North Carolina farmer Jeff Tyson, 55, has watched costs outrun sales this year as scarce rainfall and government trade policies compounded his financial hardship.
A fourth-generation farmer, Tyson has already advised his daughters to pursue careers elsewhere, effectively ending a family agricultural legacy that spans more than a century.
The U.S.-Iran agreement to reopen the Strait of Hormuz and pursue a lasting peace offers modest relief on fuel and fertilizer costs that soared during months of fighting in the Persian Gulf.
Diesel prices have fallen to their lowest level since mid-March, providing some breathing room for growers who depend on the fuel to power their tractors and equipment.
But the ceasefire does nothing to address the drought stunting wheat crops across the region, nor does it resolve soybean export orders caught in the ongoing U.S.-China trade dispute.
“I was involved with the American Soybean Association for 16 years. I thought I could make a difference,” Tyson said. “I spent a lot of time in Washington and realized that it doesn’t matter. It doesn’t matter what you say out here or what you do out here.”
Tyson remains broadly supportive of President Trump’s deregulatory agenda but objects to the combined burden of import tariffs and income taxes falling on the farming community.
After China responded to Trump’s first-term tariffs by redirecting soybean purchases to Brazil, the administration distributed $23 billion to farmers to offset those lost export sales.
Trump’s April decision last year to raise tariffs to their highest level since the 1930s triggered a fresh Chinese retaliation, collapsing annual U.S. soybean sales from a 2022 peak of nearly $18 billion down to just $3 billion.
The administration sought to cushion the blow by staging a White House event in March, where Trump promised easier environmental regulations, small-business loan guarantees, and $12 billion in farm aid targeting what the administration called “four years of disastrous Biden Administration policies.”
“We’re going to prove that the golden age of American agriculture is right here and right now,” Trump said at the event.
The most significant development for farmers came last fall, when Trump and Chinese President Xi Jinping reached a trade truce under which Xi agreed to resume purchases of American soybeans in exchange for lower U.S. tariffs.
Nearly 100 miles west of Tyson’s farm, Michael McPherson, 57, manages 1,000 acres of soybeans, corn, cattle, and hay alongside his family in another community battered by the Iran conflict’s economic ripple effects.
The price of diesel jumped nearly 50 percent in the weeks before McPherson’s scheduled April 1 corn planting, forcing him to absorb the added expense rather than delay crops that could not wait.

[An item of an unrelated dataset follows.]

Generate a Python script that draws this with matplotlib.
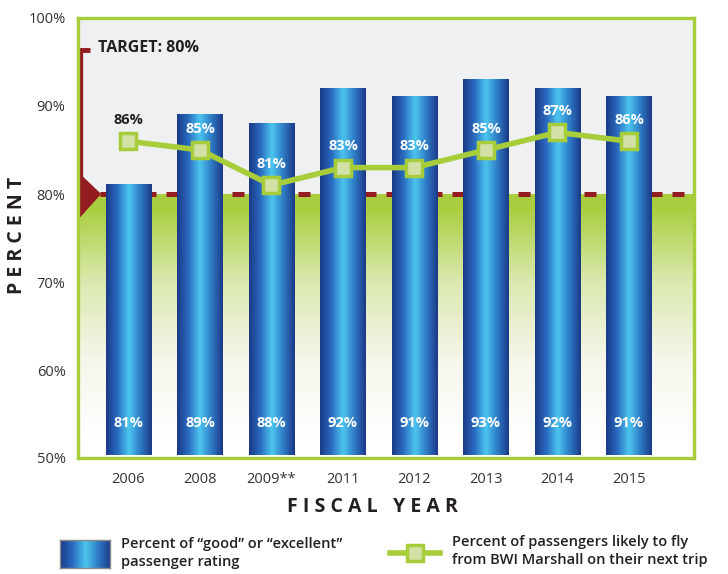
import numpy as np
import matplotlib
matplotlib.use('Agg')
import matplotlib.pyplot as plt
from matplotlib.colors import LinearSegmentedColormap
from matplotlib.lines import Line2D
from matplotlib.patches import Polygon

plt.rcParams['font.family'] = ['Open Sans', 'DejaVu Sans']

years = ['2006', '2008', '2009**', '2011', '2012', '2013', '2014', '2015']
rating = [81, 89, 88, 92, 91, 93, 92, 91]
likely = [86, 85, 81, 83, 83, 85, 87, 86]
target = 80
yticks = [50, 60, 70, 80, 90, 100]

GREEN = '#a8cd3b'
RED = '#921c20'
TEXT = '#231f20'

bar_cmap = LinearSegmentedColormap.from_list(
    'bar', ['#1b3a88', '#2a6cc0', '#4cc6f0', '#2f7cc6', '#1b3a88'])
bg_cmap = LinearSegmentedColormap.from_list(
    'bg', ['#ffffff', '#f4f7ea', '#dbe9b0', '#a9cd3e'])

fig = plt.figure(figsize=(7.28, 5.74), dpi=100)
ax = fig.add_axes([78 / 728, 1 - 458 / 574, 616 / 728, 440 / 574])
x = np.arange(len(years))
xlim = (-0.706, len(years) - 1 + 0.91)
ax.set_xlim(*xlim)
ax.set_ylim(50, 100)
ax.set_facecolor('#eff0f2')

# green fade below the target
grad = np.linspace(0, 1, 200).reshape(-1, 1)
grad = np.clip(grad * 1.15 - 0.1, 0, 1)
ax.imshow(grad, aspect='auto', cmap=bg_cmap, origin='lower',
          extent=[xlim[0], xlim[1], 50, target], zorder=0)

# dashed target line
ax.axhline(target, color=RED, lw=3.6, dashes=(2.4, 2.0), zorder=1)

# gradient bars
w = 0.63
hgrad = np.linspace(0, 1, 100).reshape(1, -1)
bars = ax.bar(x, [r - 50 for r in rating], bottom=50.3, width=w,
              color='none', zorder=2)
for b, r in zip(bars, rating):
    ax.imshow(hgrad, aspect='auto', cmap=bar_cmap,
              extent=[b.get_x(), b.get_x() + w, 50.3, r], zorder=2)
    ax.text(b.get_x() + w / 2, 54, f'{r}%', ha='center', va='center',
            color='white', fontsize=10.5, fontweight='bold', zorder=5)

# likely-to-fly line
ax.plot(x, likely, color=GREEN, lw=4, marker='s', markersize=11.5,
        mfc='#d4e1a6', mec=GREEN, mew=2.5, zorder=4)
for i, v in enumerate(likely):
    col = TEXT if rating[i] < v + 2 else 'white'
    ax.text(x[i], v + 2.4, f'{v}%', ha='center', va='center', color=col,
            fontsize=10.5, fontweight='bold', zorder=5)

# target marker
trans = ax.get_yaxis_transform()
ax.add_patch(Polygon([(0, target + 2.4), (0.036, target), (0, target - 2.8)],
                     closed=True, color=RED, transform=trans, zorder=6,
                     clip_on=False))
ax.plot([0.004, 0.004], [target, 96.4], color=RED, lw=3.8,
        transform=trans, zorder=6, clip_on=False, solid_capstyle='butt')
ax.plot([0.001, 0.02], [96.4, 96.4], color=RED, lw=3.5,
        transform=trans, zorder=6, clip_on=False, solid_capstyle='butt')
ax.text(0.032, 96.6, f'TARGET: {target}%', transform=trans, ha='left',
        va='center', fontsize=11.5, fontweight='bold', color=TEXT, zorder=6)

for s in ax.spines.values():
    s.set_color(GREEN)
    s.set_linewidth(2.4)
    s.set_zorder(7)

ax.set_xticks(x)
ax.set_xticklabels(years, fontsize=10.5, color='#333333')
ax.set_yticks(yticks)
ax.set_yticklabels([f'{t}%' for t in yticks], fontsize=10.5, color='#333333')
ax.tick_params(length=0)
ax.tick_params(axis='y', pad=9)
ax.tick_params(axis='x', pad=10)

fig.text(17 / 728, 1 - 235 / 574, 'P E R C E N T', rotation=90, ha='center',
         va='center', fontsize=14, fontweight='bold', color=TEXT)
fig.text(372 / 728, 1 - 507 / 574, 'F I S C A L   Y E A R', ha='center',
         va='center', fontsize=14, fontweight='bold', color=TEXT)

# legend
lax = fig.add_axes([60 / 728, 1 - 568 / 574, 50 / 728, 28 / 574])
lax.imshow(hgrad, aspect='auto', cmap=bar_cmap)
lax.set_xticks([])
lax.set_yticks([])
for s in lax.spines.values():
    s.set_color('#8a8a8a')
    s.set_linewidth(1)
fig.text(121 / 728, 1 - 553 / 574,
         'Percent of \u201cgood\u201d or \u201cexcellent\u201d\npassenger rating',
         ha='left', va='center', fontsize=10.5, fontweight='semibold',
         color=TEXT, linespacing=1.35)
ly = 1 - 553 / 574
fig.add_artist(Line2D([390 / 728, 415 / 728, 440 / 728], [ly, ly, ly],
                      transform=fig.transFigure, color=GREEN, lw=4,
                      marker='s', markersize=11, markevery=[1],
                      mfc='#d4e1a6', mec=GREEN, mew=2.5))
fig.text(452 / 728, 1 - 551 / 574,
         'Percent of passengers likely to fly\nfrom BWI Marshall on their next trip',
         ha='left', va='center', fontsize=10.5, fontweight='semibold',
         color=TEXT, linespacing=1.35)

fig.savefig('out.png', dpi=100)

“It’s been a tough year, a tough season so far. Among everything else that’s going on, we’re in the worst drought we’ve ever had this time of year. That’s really putting us in a bind right now. None of our crops are where they’re supposed to be this time of year,” McPherson said.
McPherson expects to realize about half his usual harvest from his wheat field this season, underscoring just how deeply the convergence of war, drought, and trade disruption has damaged American farm income.